We’ve all heard the saying “live fast, die young and leave a good looking corpse”, mostly pertaining to young adventurous people who died young but lived more in their time than many others. I often ask myself whether or not our ever growing life expectancy actually means that we are living happier lives overall or living boring lives for longer. I usually think to myself that I don’t want to live past 90 if it means I am old and frail but people often remind me that I won’t feel that way when I am 89. No human by nature wants to die, but I wonder what way of living maximizes happiness.
If we look at happiness as a thing we create at X amount per year, most would think those that live to 100 would have much more happiness than someone who lives to 50, but this idea can be misleading or flat out wrong. If we take extreme polarized examples like someone who is imprisoned for 80 years of their life, but lives to 100 probably has lead a far less happy life than someone in their 40s. On the other side, someone like a celebrity or has everything they could ever ask for who dies at 40 might have lived a more fulfilling life than people who work a boring day to day job and live to 100. Obviously these are complete polar opposites, but as an example they show how life expectancy can be deceiving.
I also believe that because there is a high life expectancy, many of us say we will end up doing something someday because we have so much perceived time left, but never get around to it.

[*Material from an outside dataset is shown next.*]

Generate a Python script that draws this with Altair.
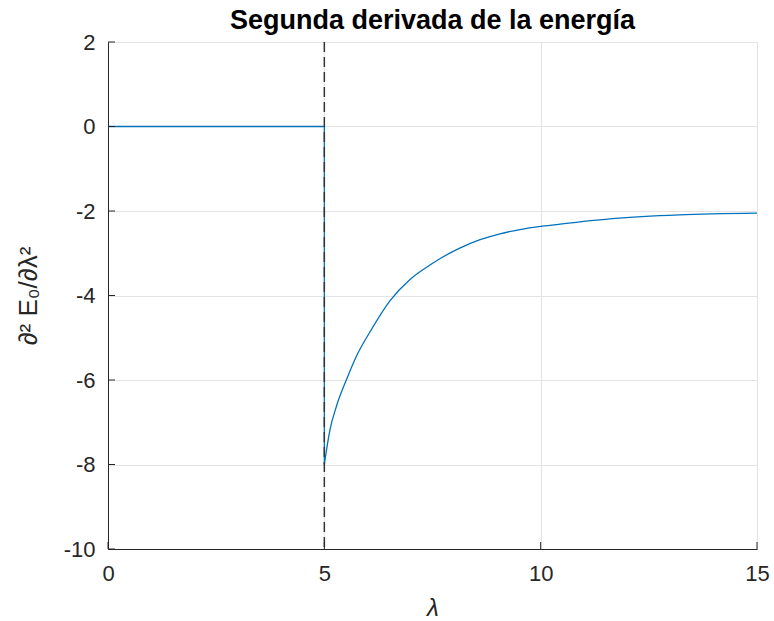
import altair as alt
import pandas as pd

# Second derivative of the ground-state energy vs. lambda
# flat branch and the jump at the transition
lam_step = [0, 5, 5]
d2e_step = [0, 0, -8]
# recovering branch after the transition
lam_curve = [5, 5.13, 5.28, 5.52, 5.75, 6.05, 6.52, 6.98, 7.44, 7.67, 8.13, 8.6,
             9.06, 9.52, 10.04, 10.45, 11.66, 13.2, 15]
d2e_curve = [-8, -7.18, -6.62, -5.97, -5.42, -4.87, -4.12, -3.62, -3.28, -3.13,
             -2.88, -2.68, -2.54, -2.44, -2.36, -2.31, -2.18, -2.09, -2.05]
transition = [5]
x_ticks = [0, 5, 10, 15]
y_ticks = [-10, -8, -6, -4, -2, 0, 2]

W, H = 649, 507
FONT = "Liberation Sans"
INK = "#262626"
BLUE = "#0072BD"

step = pd.DataFrame({"lam": lam_step, "d2e": d2e_step, "i": range(len(lam_step))})
curve = pd.DataFrame({"lam": lam_curve, "d2e": d2e_curve})
xs = alt.Scale(domain=[0, 15], nice=False, zero=False)
ys = alt.Scale(domain=[-10, 2], nice=False, zero=False)

x_axis = alt.Axis(values=x_ticks, grid=True, gridColor="#e3e3e3", ticks=False,
                  domainColor=INK, labelColor=INK, labelFont=FONT, labelFontSize=22,
                  labelPadding=14, labelFlush=False, labelExpr="'' + datum.value",
                  title="λ", titleFont=FONT, titleFontSize=24, titleFontStyle="italic",
                  titleFontWeight="normal", titleColor=INK, titlePadding=12)
y_axis = alt.Axis(values=y_ticks, grid=True, gridColor="#e3e3e3", ticks=False,
                  domainColor=INK, labelColor=INK, labelFont=FONT, labelFontSize=22,
                  labelPadding=13, labelFlush=False, labelExpr="'' + datum.value",
                  title="∂² E₀/∂λ²", titleFont=FONT, titleFontSize=26,
                  titleFontWeight="normal", titleColor=INK, titlePadding=22)

step_line = alt.Chart(step).mark_line(color=BLUE, strokeWidth=1.3).encode(
    x=alt.X("lam:Q", scale=xs, axis=x_axis),
    y=alt.Y("d2e:Q", scale=ys, axis=y_axis),
    order="i:O",
)
curve_line = alt.Chart(curve).mark_line(
    color=BLUE, strokeWidth=1.3, interpolate="monotone"
).encode(x=alt.X("lam:Q", scale=xs), y=alt.Y("d2e:Q", scale=ys))

vline = alt.Chart(pd.DataFrame({"lam": transition})).mark_rule(
    color="#333333", strokeWidth=1.5, strokeDash=[10, 5]
).encode(x=alt.X("lam:Q", scale=xs))

# inward tick marks on the left and bottom axes
xt = alt.Chart(pd.DataFrame({"v": x_ticks})).mark_rule(color=INK, strokeWidth=1).encode(
    x=alt.X("v:Q", scale=xs), y=alt.value(H), y2=alt.value(H - 7))
yt = alt.Chart(pd.DataFrame({"v": y_ticks})).mark_rule(color=INK, strokeWidth=1).encode(
    y=alt.Y("v:Q", scale=ys), x=alt.value(0), x2=alt.value(7))

chart = alt.layer(step_line, curve_line, vline, xt, yt).properties(
    width=W, height=H,
    title=alt.TitleParams("Segunda derivada de la energía", font=FONT, fontSize=27,
                          fontWeight="bold", color="#000000", anchor="middle", offset=-4),
    autosize=alt.AutoSizeParams(type="none"),
    padding={"left": 108, "top": 42, "right": 17, "bottom": 72},
).configure_view(stroke=None).configure(background="white")

chart.save("out.html", embed_options={"renderer": "svg", "actions": False})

Nurses often say that what people regret on their deathbed most is not taking the chances and doing the things with their life that they most wanted to. At the same time someone who follows their dreams and lives everyday doing what they love might experience a joy that we will never know. I believe many are trapped into a system, get a degree, a job, a car, married, house, family, ect. And die of old age looking back at the empire they created, because they believe this is the way to a happy life.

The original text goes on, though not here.